--- start of GIVEN DATA ---

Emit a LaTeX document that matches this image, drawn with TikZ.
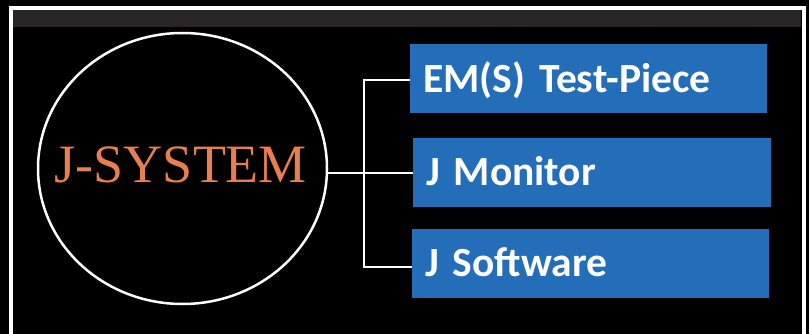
\documentclass[tikz,border=0pt]{standalone}
\usepackage{fontspec}
\setmainfont{Liberation Serif}
\newfontfamily\boxfont{Carlito}
\usetikzlibrary{shapes.geometric}

\definecolor{bandgray}{RGB}{40,37,38}
\definecolor{itemblue}{RGB}{36,110,185}
\definecolor{titleorange}{RGB}{232,127,78}

\tikzset{
  itembox/.style={draw=none, fill=itemblue, anchor=north west,
    inner xsep=13pt, inner ysep=0pt, minimum height=69pt,
    text width=331pt, align=left, text=white,
    font=\boxfont\bfseries\fontsize{41.5}{41.5}\selectfont,
    text height=26.5pt, text depth=0pt},
  link/.style={draw=white, line width=2pt},
}

\begin{document}
\begin{tikzpicture}[x=1pt, y=-1pt]
  \useasboundingbox (0,0) rectangle (809,334);
  % background, header band and frame
  \fill[black] (0,0) rectangle (809,334);
  \fill[bandgray] (13,10) rectangle (801,27);
  \draw[white, line width=4pt] (11,340) -- (11,8) -- (803.5,8) -- (803.5,340);

  % central ellipse with title
  \node[ellipse, draw=white, line width=2.5pt, minimum width=289pt,
        minimum height=271pt, inner sep=0pt] (sys) at (182.5,168.5) {};
  \node[text=titleorange, font=\fontsize{54}{54}\selectfont,
        text height=35.7pt, text depth=0pt, inner sep=0pt]
        (lbl) at (181,165) {J-SYSTEM};

  % item boxes
  \node[itembox, text width=331pt] (b1) at (410,44.3) {EM(S) Test-Piece};
  \node[itembox, text width=332pt] (b2) at (413,138) {J Monitor};
  \node[itembox, text width=331pt] (b3) at (412,229) {J Software};

  % connectors
  \coordinate (trunk) at (364,173);
  \draw[link] (sys.east |- b2.west) -- (b2.west);
  \draw[link] ([yshift=-1.5pt]b1.west) -| (trunk) |- ([yshift=-3.5pt]b3.west);
\end{tikzpicture}
\end{document}
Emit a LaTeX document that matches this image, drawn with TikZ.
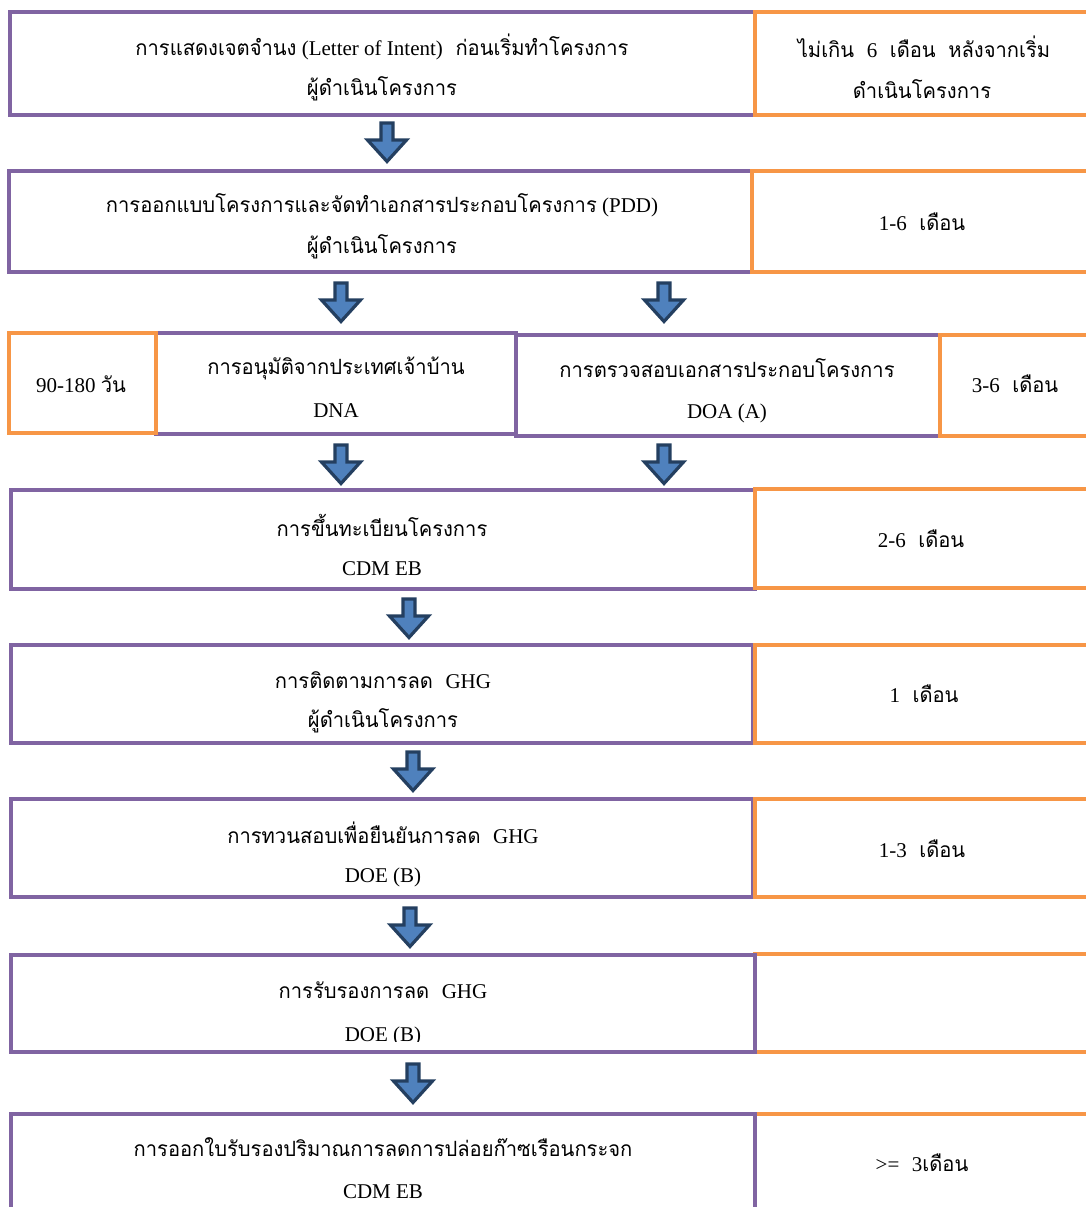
\documentclass[tikz,border=0pt]{standalone}
\usepackage{fontspec}
\setmainfont{Liberation Serif}
\newfontfamily\thaifont[Script=Thai,FakeStretch=0.96]{Loma}
\usetikzlibrary{fit}

\definecolor{stepline}{HTML}{8064A2}
\definecolor{timeline}{HTML}{F79646}
\definecolor{arrowfill}{HTML}{4F81BD}
\definecolor{arrowedge}{HTML}{243F60}

\newcommand{\tht}[1]{{\thaifont #1}}
\newcommand{\gap}{\hspace{0.6em}}

\tikzset{
  stepbox/.style={draw=stepline, line width=4.5pt, fill=white, inner sep=0pt},
  timebox/.style={draw=timeline, line width=4.5pt, fill=white, inner sep=0pt},
  txt/.style={inner sep=0pt, font=\fontsize{21}{25}\selectfont, text=black},
  pics/downarrow/.style={code={
    \draw[fill=arrowfill, draw=arrowedge, line width=3.2pt, line join=miter]
      (-6,2) -- (6,2) -- (6,19) -- (19.5,19) -- (0,40.5) -- (-19.5,19) -- (-6,19) -- cycle;
  }}
}

\begin{document}
\begin{tikzpicture}[x=1pt, y=-1pt]
\useasboundingbox (0,0) rectangle (1086,1207);
\clip (0,0) rectangle (1086,1207);

% Step 1
\node[stepbox, fit={(10,12)(755,115)}] (s1) {};
\node[timebox, fit={(755,12)(1100,115)}] (t1) {};
\node[txt] at (382,47) {\tht{การแสดงเจตจำนง} (Letter of Intent)\gap\tht{ก่อนเริ่มทำโครงการ}};
\node[txt] at (382,89) {\tht{ผู้ดำเนินโครงการ}};
\node[txt] at (924,47) {\tht{ไม่เกิน}\gap 6\gap\tht{เดือน}\gap\tht{หลังจากเริ่ม}};
\node[txt] at (922,89) {\tht{ดำเนินโครงการ}};

% Step 2
\node[stepbox, fit={(9,171)(752,272)}] (s2) {};
\node[timebox, fit={(752,171)(1100,272)}] (t2) {};
\node[txt] at (382,205) {\tht{การออกแบบโครงการและจัดทำเอกสารประกอบโครงการ} (PDD)};
\node[txt] at (382,247) {\tht{ผู้ดำเนินโครงการ}};
\node[txt] at (922,222) {1-6\gap\tht{เดือน}};

% Step 3: two parallel approvals
\node[stepbox, fit={(156,333)(516,434)}] (s3a) {};
\node[timebox, fit={(9,333)(156,433)}] (t3a) {};
\node[stepbox, fit={(516,335)(940,436)}] (s3b) {};
\node[timebox, fit={(940,335)(1100,436)}] (t3b) {};
\node[txt] at (81,384) {90-180 \tht{วัน}};
\node[txt] at (336,368) {\tht{การอนุมัติจากประเทศเจ้าบ้าน}};
\node[txt] at (336,411) {DNA};
\node[txt] at (727,368) {\tht{การตรวจสอบเอกสารประกอบโครงการ}};
\node[txt] at (727,413) {DOA (A)};
\node[txt] at (1015,384) {3-6\gap\tht{เดือน}};

% Step 4
\node[stepbox, fit={(11,490)(755,589)}] (s4) {};
\node[timebox, fit={(755,489)(1100,588)}] (t4) {};
\node[txt] at (382,525) {\tht{การขึ้นทะเบียนโครงการ}};
\node[txt] at (382,569) {CDM EB};
\node[txt] at (921,539) {2-6\gap\tht{เดือน}};

% Step 5
\node[stepbox, fit={(11,645)(753,743)}] (s5) {};
\node[timebox, fit={(755,645)(1100,743)}] (t5) {};
\node[txt] at (383,680) {\tht{การติดตามการลด}\gap GHG};
\node[txt] at (383,721) {\tht{ผู้ดำเนินโครงการ}};
\node[txt] at (924,694) {1\gap\tht{เดือน}};

% Step 6
\node[stepbox, fit={(11,799)(753,897)}] (s6) {};
\node[timebox, fit={(755,799)(1100,897)}] (t6) {};
\node[txt] at (383,833) {\tht{การทวนสอบเพื่อยืนยันการลด}\gap GHG};
\node[txt] at (383,877) {DOE (B)};
\node[txt] at (922,849) {1-3\gap\tht{เดือน}};

% Step 7 (second text line runs into the frame and is cut off)
\node[timebox, fit={(755,954)(1100,1052)}] (t7) {};
\node[stepbox, fit={(11,955)(755,1052)}] (s7) {};
\node[txt] at (383,990) {\tht{การรับรองการลด}\gap GHG};
\begin{scope}
  \clip (11,1000) rectangle (755,1041);
  \node[txt] at (383,1036) {DOE (B)};
\end{scope}

% Step 8
\node[timebox, fit={(755,1114)(1100,1260)}] (t8) {};
\node[stepbox, fit={(11,1114)(755,1260)}] (s8) {};
\node[txt] at (383,1147) {\tht{การออกใบรับรองปริมาณการลดการปล่อยก๊าซเรือนกระจก}};
\node[txt] at (383,1192) {CDM EB};
\node[txt] at (922,1163) {>=\gap 3\tht{เดือน}};

% Flow arrows between the stages
\pic at (387,121) {downarrow};
\pic at (341,281) {downarrow};
\pic at (664,281) {downarrow};
\pic at (341,443) {downarrow};
\pic at (664,443) {downarrow};
\pic at (409,597) {downarrow};
\pic at (413,750) {downarrow};
\pic at (410,906) {downarrow};
\pic at (413,1062) {downarrow};
\end{tikzpicture}
\end{document}
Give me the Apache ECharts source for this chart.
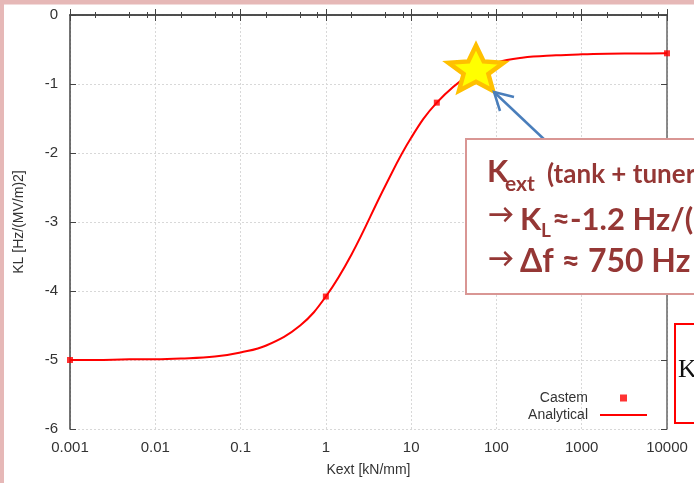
<!DOCTYPE html>
<html>
<head>
<meta charset="utf-8">
<script src="https://cdn.jsdelivr.net/npm/echarts@6/dist/echarts.min.js"></script>
<style>
  html, body { margin: 0; padding: 0; background: #fff; }
  #chart { width: 694px; height: 483px; }
</style>
</head>
<body>
<div id="chart"></div>
<script>
// values
const kext = [0.001, 0.002, 0.005, 0.01, 0.02, 0.05, 0.1, 0.2, 0.5, 1, 2, 5, 10, 20, 50, 100, 200, 500, 1000, 2000, 5000, 10000]
const klAnalytical = [-5.0, -5.0, -4.99, -4.99, -4.98, -4.95, -4.89, -4.79, -4.5, -4.08, -3.47, -2.47, -1.78, -1.27, -0.85, -0.69, -0.62, -0.585, -0.57, -0.562, -0.557, -0.555]
const castemKext = [0.001, 1, 20, 10000]
const castemKL = [-5.0, -4.08, -1.27, -0.555]
const xTickLabels = ['0.001', '0.01', '0.1', '1', '10', '100', '1000', '10000']
const yTickLabels = ['-6', '-5', '-4', '-3', '-2', '-1', '0']
const minorMantissas = [2, 5, 8]

const minorTicks = []
for (let d = 0; d < xTickLabels.length - 1; d++) {
  minorMantissas.forEach(m => minorTicks.push(m * Number(xTickLabels[d])))
}

const axisFont = 'Liberation Sans, Arial, sans-serif'
const noteFont = 'Lato, Noto Sans, sans-serif'
const noteColor = '#953735'

// star annotation outline
const starPts = []
for (let i = 0; i < 10; i++) {
  const a = -Math.PI / 2 + i * Math.PI / 5
  const r = i % 2 === 0 ? 1 : 0.45
  starPts.push([476 + 29 * r * Math.cos(a), 70.5 + 25 * r * Math.sin(a)])
}

function xAxisBase(pos) {
  return {
    type: 'log',
    logBase: 10,
    min: 0.001,
    max: 10000,
    interval: 1,
    position: pos,
    axisLine: { show: true, lineStyle: { color: '#444', width: 1.5 } },
    axisTick: { show: true, inside: true, length: 6, lineStyle: { color: '#444' } },
    axisLabel: { show: false },
    splitLine: { show: false }
  }
}

const chart = echarts.init(document.getElementById('chart'))
const option = {
  backgroundColor: '#fff',
  animation: false,
  grid: { left: 70, right: 27, top: 15, bottom: 54, show: false },
  legend: {
    orient: 'vertical',
    align: 'right',
    right: 42,
    top: 386,
    itemWidth: 47,
    itemHeight: 7,
    itemGap: 3,
    textStyle: { fontFamily: axisFont, fontSize: 14, color: '#333', padding: [0, 7, 0, 0] },
    data: [
      { name: 'Castem', icon: 'path://M0,0L1,0L1,1L0,1Z' },
      { name: 'Analytical', icon: 'path://M0,0L47,0L47,2L0,2Z' }
    ]
  },
  xAxis: [
    Object.assign(xAxisBase('bottom'), {
      name: 'Kext [kN/mm]',
      nameLocation: 'middle',
      nameGap: 34,
      nameTextStyle: { fontFamily: axisFont, fontSize: 14, color: '#333' },
      axisLabel: {
        show: true,
        margin: 11,
        fontFamily: axisFont,
        fontSize: 15,
        color: '#333',
        formatter: (v, i) => xTickLabels[i]
      },
      splitLine: { show: true, lineStyle: { color: '#d8d8d8', type: [2, 2], width: 1 } }
    }),
    Object.assign(xAxisBase('bottom'), {
      axisLine: { show: false },
      axisTick: { show: true, inside: true, length: 3, customValues: minorTicks, lineStyle: { color: '#444' } }
    }),
    xAxisBase('top'),
    Object.assign(xAxisBase('top'), {
      axisLine: { show: false },
      axisTick: { show: true, inside: true, length: 3, customValues: minorTicks, lineStyle: { color: '#444' } }
    })
  ],
  yAxis: [
    {
      type: 'value',
      min: -6,
      max: 0,
      interval: 1,
      position: 'left',
      name: 'KL [Hz/(MV/m)2]',
      nameLocation: 'middle',
      nameGap: 44,
      nameTextStyle: { fontFamily: axisFont, fontSize: 14, color: '#333' },
      axisLine: { show: true, lineStyle: { color: '#444', width: 1.5 } },
      axisTick: { show: true, inside: true, length: 6, lineStyle: { color: '#444' } },
      axisLabel: {
        margin: 12,
        fontFamily: axisFont,
        fontSize: 15,
        color: '#333',
        formatter: (v, i) => yTickLabels[i]
      },
      splitLine: { show: true, lineStyle: { color: '#d8d8d8', type: [2, 2], width: 1 } }
    },
    {
      type: 'value',
      min: -6,
      max: 0,
      interval: 1,
      position: 'right',
      axisLine: { show: true, lineStyle: { color: '#666', width: 1.5 } },
      axisTick: { show: true, inside: true, length: 6, lineStyle: { color: '#444' } },
      axisLabel: { show: false },
      splitLine: { show: false }
    }
  ],
  series: [
    {
      name: 'Analytical',
      type: 'line',
      smooth: 0.4,
      symbol: 'none',
      color: '#ff0000',
      lineStyle: { width: 2, color: '#ff0000' },
      data: kext.map((k, i) => [k, klAnalytical[i]]),
      z: 3
    },
    {
      name: 'Castem',
      type: 'scatter',
      symbol: 'rect',
      symbolSize: 6,
      color: '#ff0000',
      clip: false,
      data: castemKext.map((k, i) => [k, castemKL[i]]),
      z: 4
    }
  ],
  graphic: [
    // slide frame
    { type: 'rect', shape: { x: 0, y: 0, width: 694, height: 4.5 }, style: { fill: '#e6b8b7' }, z: 100 },
    { type: 'rect', shape: { x: 0, y: 0, width: 4, height: 483 }, style: { fill: '#e6b8b7' }, z: 100 },
    // star + arrow
    { type: 'polygon', shape: { points: starPts }, style: { fill: '#ffff00', stroke: '#ffc000', lineWidth: 4.5, lineJoin: 'miter' }, z: 100 },
    { type: 'line', shape: { x1: 547, y1: 142, x2: 494, y2: 92 }, style: { stroke: '#4a7ebb', lineWidth: 2.5 }, z: 100 },
    { type: 'polyline', shape: { points: [[514, 97], [494, 92], [500, 111]] }, style: { stroke: '#4a7ebb', lineWidth: 2.5, fill: null }, z: 100 },
    // note box
    { type: 'rect', shape: { x: 466, y: 139, width: 240, height: 155 }, style: { fill: '#fff', stroke: '#d99694', lineWidth: 2 }, z: 100 },
    { type: 'text', x: 487, y: 172, style: { text: 'K', font: 'bold 31px ' + noteFont, fill: noteColor, verticalAlign: 'middle' }, z: 101 },
    { type: 'text', x: 505, y: 184, style: { text: 'ext', font: 'bold 21px ' + noteFont, fill: noteColor, verticalAlign: 'middle' }, z: 101 },
    { type: 'text', x: 547, y: 175, style: { text: '(tank + tuner)', font: 'bold 26px ' + noteFont, fill: noteColor, verticalAlign: 'middle' }, z: 101 },
    { type: 'text', x: 488, y: 215, style: { text: '→', font: 'bold 26px ' + noteFont, fill: noteColor, verticalAlign: 'middle' }, z: 101 },
    { type: 'text', x: 520, y: 220, style: { text: 'K', font: 'bold 31px ' + noteFont, fill: noteColor, verticalAlign: 'middle' }, z: 101 },
    { type: 'text', x: 541, y: 231, style: { text: 'L', font: 'bold 19px ' + noteFont, fill: noteColor, verticalAlign: 'middle' }, z: 101 },
    { type: 'text', x: 552, y: 220, style: { text: '≈-1.2 Hz/(MV/m)²', font: 'bold 31px ' + noteFont, fill: noteColor, verticalAlign: 'middle' }, z: 101 },
    { type: 'text', x: 488, y: 259, style: { text: '→', font: 'bold 26px ' + noteFont, fill: noteColor, verticalAlign: 'middle' }, z: 101 },
    { type: 'text', x: 520, y: 262, style: { text: 'Δf ≈ 750 Hz', font: 'bold 32px ' + noteFont, fill: noteColor, verticalAlign: 'middle' }, z: 101 },
    // second box (cut at slide edge)
    { type: 'rect', shape: { x: 675, y: 324, width: 40, height: 99 }, style: { fill: '#fff', stroke: '#ff0000', lineWidth: 2 }, z: 100 },
    { type: 'text', x: 678, y: 370, style: { text: 'K', font: '26px Liberation Serif, DejaVu Serif, serif', fill: '#111', verticalAlign: 'middle' }, z: 101 }
  ]
}
chart.setOption(option)
</script>
</body>
</html>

--- end of GIVEN DATA ---

**GIVEN TASK:** Repeat the records above exactly, from the first line through the line containing "(803.5,8) -- (803.5,340);", and leave out the pictures.

**WRITTEN ANSWER:**
Emit a LaTeX document that matches this image, drawn with TikZ.
\documentclass[tikz,border=0pt]{standalone}
\usepackage{fontspec}
\setmainfont{Liberation Serif}
\newfontfamily\boxfont{Carlito}
\usetikzlibrary{shapes.geometric}

\definecolor{bandgray}{RGB}{40,37,38}
\definecolor{itemblue}{RGB}{36,110,185}
\definecolor{titleorange}{RGB}{232,127,78}

\tikzset{
  itembox/.style={draw=none, fill=itemblue, anchor=north west,
    inner xsep=13pt, inner ysep=0pt, minimum height=69pt,
    text width=331pt, align=left, text=white,
    font=\boxfont\bfseries\fontsize{41.5}{41.5}\selectfont,
    text height=26.5pt, text depth=0pt},
  link/.style={draw=white, line width=2pt},
}

\begin{document}
\begin{tikzpicture}[x=1pt, y=-1pt]
  \useasboundingbox (0,0) rectangle (809,334);
  % background, header band and frame
  \fill[black] (0,0) rectangle (809,334);
  \fill[bandgray] (13,10) rectangle (801,27);
  \draw[white, line width=4pt] (11,340) -- (11,8) -- (803.5,8) -- (803.5,340);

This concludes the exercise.